Synchronize A & B in one location. Move A & B apart in a careful manner. Send light pulse from A and record time-stamp on A's clock when pulse sent. When pulse is received at B, record time stamp on B's clock. Return clocks A & B together (in a careful manner) to confirm they are still in sync. Compare time stamp between A's transmission, and B's reception. Who knows, maybe when you bring them together, clocks A and B aren't in sync, due to some twin-paradox thing. Maybe you can't be careful enough.
> Synchronize A & B in one location. Move A & B apart in a careful manner.

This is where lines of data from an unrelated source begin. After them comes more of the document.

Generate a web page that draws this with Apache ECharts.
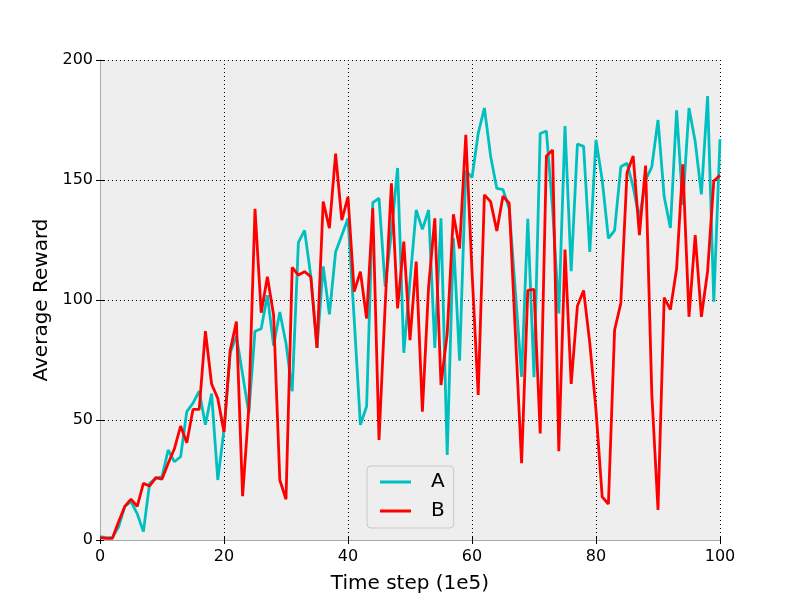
<!DOCTYPE html>
<html>
<head>
<meta charset="utf-8">
<script src="https://cdn.jsdelivr.net/npm/echarts@6/dist/echarts.min.js"></script>
<style>
  html, body { margin: 0; padding: 0; background: #fff; }
  #chart { width: 800px; height: 600px; }
</style>
</head>
<body>
<div id="chart"></div>
<script>
// time steps 0..100 (units of 1e5)
const steps = [];
for (let i = 0; i <= 100; i++) steps.push(i);

const seriesA = [
  1.4, 1, 1, 5.5, 14, 16, 11, 3.5, 23.6, 25.7,
  26.4, 37.5, 32.6, 34.7, 53.5, 57, 62, 48, 61, 25,
  46, 78, 85, 69, 53, 87, 88, 102, 81, 95,
  82, 62, 124, 129, 110, 80, 114, 94, 120, 127,
  134, 92, 48, 55.6, 140.6, 142.4, 105.6, 128, 155, 78,
  108, 137.5, 129.4, 137.5, 80, 134, 35.4, 125.7, 74.7, 154,
  151, 169.4, 180, 160, 146.5, 146, 138, 103.5, 68, 133.8,
  67.8, 169.4, 170.4, 138, 94.4, 172.5, 112, 165, 164, 120,
  166.7, 150, 125.7, 129, 155.5, 157, 147, 134, 150, 155.5,
  175, 143, 130, 179, 139.6, 180, 166, 144, 185, 99.3,
  167
];

const seriesB = [
  1, 0.7, 0.7, 7.6, 14, 17, 14, 23.6, 22.5, 26,
  25.4, 32, 38, 47.5, 40.5, 54.4, 54.4, 87, 65, 59,
  45, 79, 91, 18.3, 55, 138, 94.7, 109.7, 93.8, 25,
  17, 113.6, 110.4, 111.8, 109.7, 80, 141, 129.9, 161, 133.3,
  143, 103.5, 111.8, 92.3, 138.2, 41.7, 98, 148.6, 96.5, 124.3,
  83.3, 116, 53.5, 105.6, 134, 64.6, 86, 135.7, 121.5, 168.8,
  112, 60.4, 143.8, 141, 128.8, 143.3, 140.3, 86, 32, 104,
  104.4, 44.4, 160, 162.5, 37, 121, 65, 97.5, 104, 82,
  54, 18, 15, 87.5, 98.6, 153, 160, 127, 156, 61,
  12.5, 101, 96, 113, 156.5, 93, 127, 93, 112, 149.6,
  152
];

const xTicks = [0, 20, 40, 60, 80, 100];
const yTicks = [0, 50, 100, 150, 200];

const FONT = 'DejaVu Sans';
const pairs = (ys) => steps.map((x, i) => [x, ys[i]]);

const gridLine = { show: true, lineStyle: { color: '#000', type: [1, 3], width: 1 } };
const spine = { show: true, lineStyle: { color: '#a8a8a8', width: 1 } };
const tick = { show: true, inside: true, length: 4, lineStyle: { color: '#000' } };

const chart = echarts.init(document.getElementById('chart'), null, { renderer: 'canvas' });
chart.setOption({
  animation: false,
  backgroundColor: '#ffffff',
  textStyle: { fontFamily: FONT },
  grid: { left: 100, right: 80, top: 60, bottom: 60, show: true, backgroundColor: '#eeeeee', borderWidth: 0 },
  legend: {
    left: 367, top: 466,
    orient: 'vertical',
    icon: 'rect',
    itemWidth: 31, itemHeight: 3,
    itemGap: 9,
    padding: [6, 9, 7, 13],
    backgroundColor: '#eeeeee',
    borderColor: '#c8c8c8', borderWidth: 1, borderRadius: 4,
    textStyle: { fontFamily: FONT, fontSize: 20, color: '#000', lineHeight: 20, padding: [0, 0, 0, 15] },
    data: ['A', 'B']
  },
  xAxis: [{
    type: 'value', min: xTicks[0], max: xTicks[xTicks.length - 1], interval: 20,
    name: 'Time step (1e5)', nameLocation: 'middle', nameGap: 34,
    nameTextStyle: { fontFamily: FONT, fontSize: 20, color: '#000' },
    axisLabel: { fontFamily: FONT, fontSize: 16, color: '#000', margin: 9 },
    axisLine: spine, axisTick: tick, splitLine: gridLine
  }, {
    type: 'value', position: 'top', min: 0, max: 100, interval: 20,
    axisLabel: { show: false }, axisLine: spine, axisTick: tick, splitLine: { show: false }
  }],
  yAxis: [{
    type: 'value', min: yTicks[0], max: yTicks[yTicks.length - 1], interval: 50,
    name: 'Average Reward', nameLocation: 'middle', nameGap: 45,
    nameTextStyle: { fontFamily: FONT, fontSize: 20, color: '#000' },
    axisLabel: { fontFamily: FONT, fontSize: 16, color: '#000', margin: 7 },
    axisLine: spine, axisTick: tick, splitLine: gridLine
  }, {
    type: 'value', position: 'right', min: 0, max: 200, interval: 50,
    axisLabel: { show: false }, axisLine: spine, axisTick: tick, splitLine: { show: false }
  }],
  series: [{
    name: 'A', type: 'line', data: pairs(seriesA),
    showSymbol: false, symbol: 'none',
    itemStyle: { color: '#00bfbf' },
    lineStyle: { color: '#00bfbf', width: 2.8 }
  }, {
    name: 'B', type: 'line', data: pairs(seriesB),
    showSymbol: false, symbol: 'none',
    itemStyle: { color: '#ff0000' },
    lineStyle: { color: '#ff0000', width: 2.8 }
  }]
});
</script>
</body>
</html>
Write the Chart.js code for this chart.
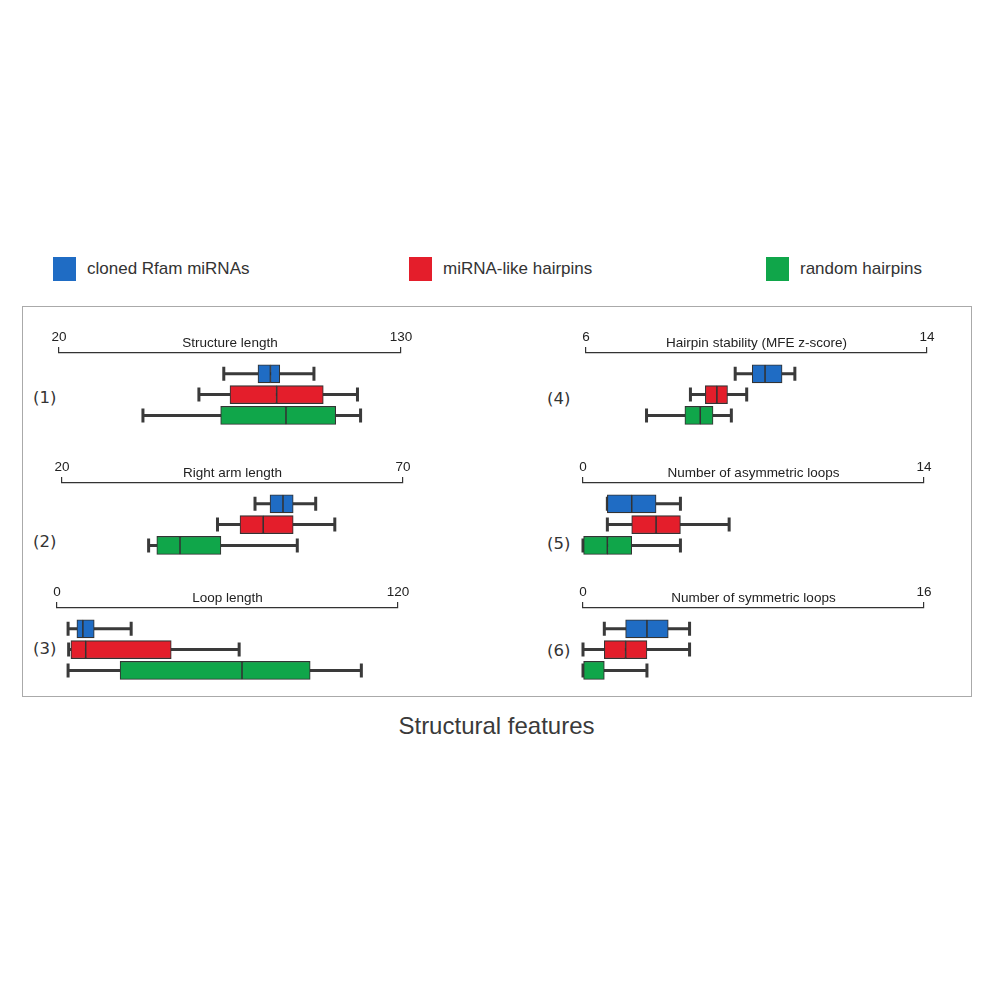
<!DOCTYPE html>
<html>
<head>
<meta charset="utf-8">
<title>Structural features</title>
<script src="https://cdn.jsdelivr.net/npm/chart.js@4.4.1/dist/chart.umd.min.js"></script>
<style>
  body { margin: 0; background: #fff; }
  #page { position: relative; width: 1000px; height: 1000px; font-family: "Liberation Sans", Arial, sans-serif; color: #333; }
  .frame { position: absolute; left: 22px; top: 306px; width: 948px; height: 389px; border: 1px solid #aaa; }
  .swatch { position: absolute; top: 257px; width: 23px; height: 24px; }
  .legtext { position: absolute; top: 260px; font-size: 17px; line-height: 17px; color: #333; white-space: nowrap; }
  .plabel { position: absolute; font-family: "DejaVu Sans", sans-serif; font-size: 16.5px; line-height: 16px; color: #333; }
  .panel { position: absolute; }
  #title { position: absolute; left: 0; width: 993px; top: 714px; text-align: center; font-size: 24px; line-height: 24px; color: #3a3a3a; }
</style>
</head>
<body>
<div id="page">
  <div class="frame"></div>
  <div id="title">Structural features</div>
</div>
<script>
// --- DATA ---
const groups = ['cloned Rfam miRNAs', 'miRNA-like hairpins', 'random hairpins'];
const features = ['Structure length', 'Right arm length', 'Loop length',
                  'Hairpin stability (MFE z-score)', 'Number of asymmetric loops', 'Number of symmetric loops'];
const panelTags = ['(1)', '(2)', '(3)', '(4)', '(5)', '(6)'];
const axisMin = [20, 20, 0, 6, 0, 0];
const axisMax = [130, 70, 120, 14, 14, 16];

// each row: [min, q1, median, q3, max] for cloned / miRNA-like / random
const structureLength = [[73, 84, 88, 91, 102], [65, 75, 90, 105, 116], [47, 72, 93, 109, 117]];
const rightArmLength  = [[48.3, 50.5, 52.4, 53.9, 57.2], [42.8, 46.1, 49.5, 53.9, 60], [32.7, 33.9, 37.3, 43.3, 54.5]];
const loopLength      = [[3.9, 7, 9.1, 13.1, 26.1], [4.1, 4.9, 10.1, 40.2, 64.1], [3.9, 22.2, 65.1, 89.1, 107.1]];
const hairpinStability = [[9.5, 9.9, 10.2, 10.6, 10.9], [8.45, 8.8, 9.07, 9.32, 9.77], [7.42, 8.32, 8.68, 8.98, 9.41]];
const asymLoops = [[1, 1, 2, 3, 4], [1, 2, 3, 4, 6], [0, 0, 1, 2, 4]];
const symLoops  = [[1, 2, 3, 4, 5], [0, 1, 2, 3, 5], [0, 0, 0, 1, 3]];

const allStats = [structureLength, rightArmLength, loopLength, hairpinStability, asymLoops, symLoops];

// --- STYLE / LAYOUT ---
const colors = ['#1f6cc4', '#e41e2b', '#10a64a'];
const ink = '#333';
const legendX = [53, 409, 766];
// axis start/end pixel, axis line y, tag position
const layout = [
  { x0: 59,  x1: 401, y: 350.5, tx: 33,  ty: 390 },
  { x0: 62,  x1: 403, y: 480.5, tx: 33,  ty: 534 },
  { x0: 57,  x1: 398, y: 605.5, tx: 33,  ty: 641 },
  { x0: 586, x1: 927, y: 350.5, tx: 547, ty: 391 },
  { x0: 583, x1: 924, y: 480.5, tx: 547, ty: 536 },
  { x0: 583, x1: 924, y: 605.5, tx: 547, ty: 643 }
];
const PAD_X = 30, ABOVE = 40, AXIS_H = 24.2, BELOW = 83;

const page = document.getElementById('page');

// legend
groups.forEach((g, i) => {
  const sw = document.createElement('div');
  sw.className = 'swatch';
  sw.style.left = legendX[i] + 'px';
  sw.style.background = colors[i];
  page.appendChild(sw);
  const t = document.createElement('div');
  t.className = 'legtext';
  t.style.left = (legendX[i] + 34) + 'px';
  t.textContent = g;
  page.appendChild(t);
});

// whiskers drawn behind the boxes, from the chart's own scales
const whiskerPlugin = {
  id: 'whiskers',
  beforeDatasetsDraw(chart, args, opts) {
    const { ctx, scales: { x, y } } = chart;
    ctx.save();
    ctx.strokeStyle = '#3a3a3a';
    ctx.lineWidth = 3;
    ctx.lineCap = 'butt';
    opts.stats.forEach((s, k) => {
      const py = y.getPixelForValue(k);
      const xa = x.getPixelForValue(s[0]);
      const xb = x.getPixelForValue(s[4]);
      ctx.beginPath();
      ctx.moveTo(xa, py); ctx.lineTo(xb, py);
      ctx.moveTo(xa, py - 7); ctx.lineTo(xa, py + 7);
      ctx.moveTo(xb, py - 7); ctx.lineTo(xb, py + 7);
      ctx.stroke();
    });
    ctx.restore();
  }
};

// feature name in the middle of the top bracket
const axisTitlePlugin = {
  id: 'axisTitle',
  afterDraw(chart, args, opts) {
    const { ctx, chartArea } = chart;
    ctx.save();
    ctx.fillStyle = '#222';
    ctx.font = '13.5px "Liberation Sans", Arial, sans-serif';
    ctx.textAlign = 'center';
    ctx.textBaseline = 'alphabetic';
    ctx.fillText(opts.text, (chartArea.left + chartArea.right) / 2, chartArea.top - 6);
    ctx.restore();
  }
};

function makePanel(i) {
  const lay = layout[i];
  const stats = allStats[i];
  const lo = axisMin[i], hi = axisMax[i];

  const tag = document.createElement('div');
  tag.className = 'plabel';
  tag.style.left = lay.tx + 'px';
  tag.style.top = lay.ty + 'px';
  tag.textContent = panelTags[i];
  page.appendChild(tag);

  const wrap = document.createElement('div');
  wrap.className = 'panel';
  const w = lay.x1 - lay.x0 + 2 * PAD_X;
  const h = ABOVE + BELOW;
  wrap.style.left = (lay.x0 - PAD_X) + 'px';
  wrap.style.top = (lay.y - ABOVE) + 'px';
  const canvas = document.createElement('canvas');
  canvas.width = w;
  canvas.height = h;
  wrap.appendChild(canvas);
  page.appendChild(wrap);

  const half = (a, b) => ({
    data: stats.map((s, k) => ({ y: k, x: [s[a], s[b]] })),
    backgroundColor: colors,
    borderColor: ink,
    borderWidth: 1.1,
    borderSkipped: false,
    barThickness: 18,
    grouped: false
  });

  new Chart(canvas, {
    type: 'bar',
    data: { datasets: [half(1, 2), half(2, 3)] },
    options: {
      responsive: false,
      animation: false,
      indexAxis: 'y',
      layout: { padding: { left: PAD_X, right: PAD_X, top: ABOVE - AXIS_H, bottom: 4 } },
      scales: {
        x: {
          type: 'linear',
          position: 'top',
          min: lo,
          max: hi,
          afterBuildTicks: s => { s.ticks = [{ value: lo }, { value: hi }]; },
          grid: { drawOnChartArea: false, tickLength: 6, color: ink, lineWidth: 1.2 },
          border: { display: true, color: ink, width: 1.2 },
          ticks: {
            color: '#222',
            padding: 2,
            maxRotation: 0,
            autoSkip: false,
            font: { size: 13.5, family: '"Liberation Sans", Arial, sans-serif' }
          }
        },
        y: { type: 'linear', reverse: true, offset: false, min: -1, max: 2.7, display: false }
      },
      plugins: {
        legend: { display: false },
        tooltip: { enabled: false },
        whiskers: { stats: stats },
        axisTitle: { text: features[i] }
      }
    },
    plugins: [whiskerPlugin, axisTitlePlugin]
  });
}

features.forEach((f, i) => makePanel(i));
</script>
</body>
</html>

Doesn’t matter how careful you are, SR tells us moving clock will become unsynched. The amount of “unsynching” depends on c (see Lorentz factor) so if c is different in forward vs reverse direction, bringing the clocks back will even it out
I also feel like there is a hidden assumption here, that people were interested in the one-way-speed to see if it is Newtonian additive, like it is "c +/- a tiny little bit from the earth's motion around the sun". It seems like with a sufficiently slow separation of the two clocks, you should be able to see if the you get "0.1c" in one orientation, and "1.9c" in the other. Especially since the Lorentz factor is non-linear [ √(1 - (v²/c²)) ]. Right? ???
> It seems like with a sufficiently slow separation of the two clocks, you should be able to see if the you get "0.1c" in one orientation, and "1.9c" in the other.
No you wouldn’t be able to “see” it. If your clocks are off you dont know that and by how much until you bring it back and compare. That's Special Relativity
If all the clocks agree at the satellite facilities, then I have established that space is isotropic for the slow transport of clocks (or at least, it is isotropic for the paths chosen - a skeptic can always device a "sufficiently smart anisotropy" that would appear to be isotropic for the paths chosen). Per the article, that was one of the assumptions that couldn't be trusted, but if we can experimentally establish it, we can trust it.
We now have synchronized clocks at the two satellite facilities. (We know they're synchronized because we established that space is anisotropic to the slow transport of clocks, and also because at least some of the clocks were transported with identical profiles in opposite directions.) We can now use time of receipt minus time of transmit to establish the one-way speed of light.